I’m running channelflow on a cluster with 28 compute nodes. Each node has two 12-core Xeon E5-2680 CPUS.
I envision two scales of channelflow computations:
- small, running on one node with 24 cores, 128 x 129 x 128 discretization
- large, running on, say, sixteen nodes with 384 cores, 1024 x 129 x 1024 discretization
What are decent starting point for values of -np0
and -np1
for these two simulations?
Hello John,
there is only one hard requirement for the MPI distribution which is mod(Nx,np0)=0
. The reason is the way the FFTW transform plans are set up. If you do not respect this, you will see a runtime error. In your case, any power of 2 will work for np0
.
I typically use a distribution which is close to equally distributed because makes the data chunks most likely to be the same on each process (“pencil distribution”). In your case, this would be (np0,np1)=(4,6)
for small, and (np0,np1)=(16,24)
for large. However, it might be worth to test if a “slab distribution” is faster in your case. This means that only one dimension is distributed, let’s say (np0,np1)=(1,384)

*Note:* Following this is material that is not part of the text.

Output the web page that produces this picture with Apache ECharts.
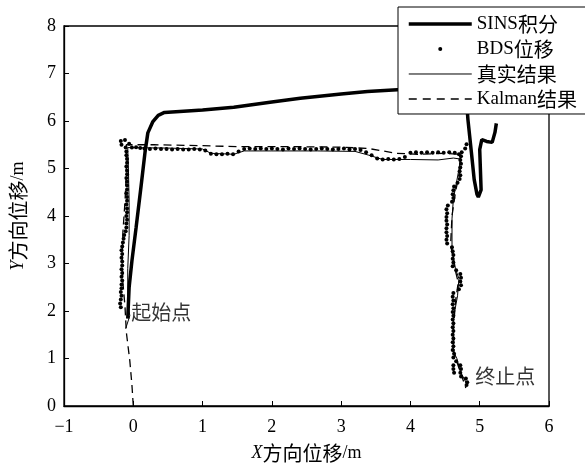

for large. The advantage is that you save cost for communication. The disadvantage is that it is more likely to distribute the data unequally over the tasks. np1 divides the x-dimension in physical space and the z-dimension in spectral. If your numerical domain is very long but narrow, a “slab distribution” is probably a bad idea but your domain has equal sides and it might be more performant.
1 Like
On the computer and system that we use (IBM x3750) we find that (np0,np1)=(1,np) is optimal for our (Lx,Lz)=(10,40) domains, at least up to np=64.
Laurette: I experience the same on my Intel Xeon CPU E5-2680 cluster. (np0, np1) = (1,np) is optimal for all np I’ve tested, up to 64.